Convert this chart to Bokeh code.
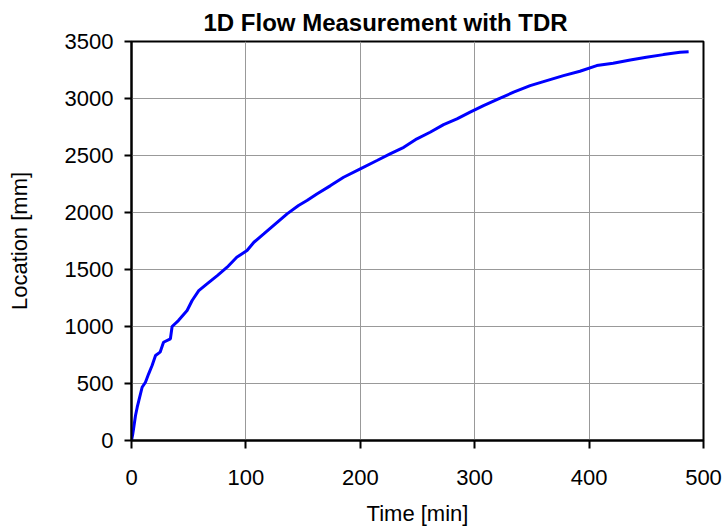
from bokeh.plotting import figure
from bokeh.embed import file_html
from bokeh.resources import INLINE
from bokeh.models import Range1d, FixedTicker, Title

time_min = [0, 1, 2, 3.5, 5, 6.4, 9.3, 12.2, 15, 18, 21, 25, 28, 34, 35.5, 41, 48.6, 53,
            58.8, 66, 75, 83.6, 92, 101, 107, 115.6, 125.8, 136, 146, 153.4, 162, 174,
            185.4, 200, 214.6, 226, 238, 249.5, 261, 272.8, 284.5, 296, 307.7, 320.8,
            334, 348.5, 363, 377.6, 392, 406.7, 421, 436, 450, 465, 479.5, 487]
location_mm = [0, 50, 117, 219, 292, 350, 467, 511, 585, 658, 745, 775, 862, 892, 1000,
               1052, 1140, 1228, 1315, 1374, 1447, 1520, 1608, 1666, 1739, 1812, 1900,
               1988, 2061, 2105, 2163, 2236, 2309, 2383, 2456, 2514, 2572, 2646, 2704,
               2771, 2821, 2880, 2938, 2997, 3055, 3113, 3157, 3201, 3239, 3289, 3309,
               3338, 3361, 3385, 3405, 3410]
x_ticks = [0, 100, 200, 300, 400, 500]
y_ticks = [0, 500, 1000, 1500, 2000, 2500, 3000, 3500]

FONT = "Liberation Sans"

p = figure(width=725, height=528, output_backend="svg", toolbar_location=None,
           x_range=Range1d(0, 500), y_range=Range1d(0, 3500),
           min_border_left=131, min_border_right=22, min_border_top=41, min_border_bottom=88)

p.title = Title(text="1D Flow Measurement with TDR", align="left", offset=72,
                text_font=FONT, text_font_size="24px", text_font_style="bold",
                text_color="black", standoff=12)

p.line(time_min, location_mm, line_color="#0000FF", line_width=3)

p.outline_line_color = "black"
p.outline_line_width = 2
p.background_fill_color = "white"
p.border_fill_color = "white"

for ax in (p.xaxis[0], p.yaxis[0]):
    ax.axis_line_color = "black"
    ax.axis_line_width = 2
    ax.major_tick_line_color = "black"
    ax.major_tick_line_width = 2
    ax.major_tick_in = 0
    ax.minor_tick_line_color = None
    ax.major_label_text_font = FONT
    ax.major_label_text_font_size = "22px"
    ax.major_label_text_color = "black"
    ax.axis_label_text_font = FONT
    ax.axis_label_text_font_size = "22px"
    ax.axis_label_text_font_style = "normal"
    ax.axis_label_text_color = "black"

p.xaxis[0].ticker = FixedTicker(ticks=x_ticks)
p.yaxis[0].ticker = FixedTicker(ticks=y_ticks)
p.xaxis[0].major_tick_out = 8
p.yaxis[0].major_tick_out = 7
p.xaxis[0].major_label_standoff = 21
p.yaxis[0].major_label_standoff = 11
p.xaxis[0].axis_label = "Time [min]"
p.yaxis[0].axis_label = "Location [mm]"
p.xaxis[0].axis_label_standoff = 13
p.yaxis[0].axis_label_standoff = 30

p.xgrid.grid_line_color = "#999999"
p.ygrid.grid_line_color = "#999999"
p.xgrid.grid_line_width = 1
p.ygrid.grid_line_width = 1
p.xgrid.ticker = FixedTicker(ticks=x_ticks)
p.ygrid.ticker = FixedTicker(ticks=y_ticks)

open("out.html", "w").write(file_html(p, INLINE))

▶ **Task statement**
Without the pictures, please reproduce each line of the listing above exactly, from the first one through the line bearing "from bokeh.models import".

▶ **Full response**
Convert this chart to Bokeh code.
from bokeh.plotting import figure
from bokeh.embed import file_html
from bokeh.resources import INLINE
from bokeh.models import Range1d, FixedTicker, Title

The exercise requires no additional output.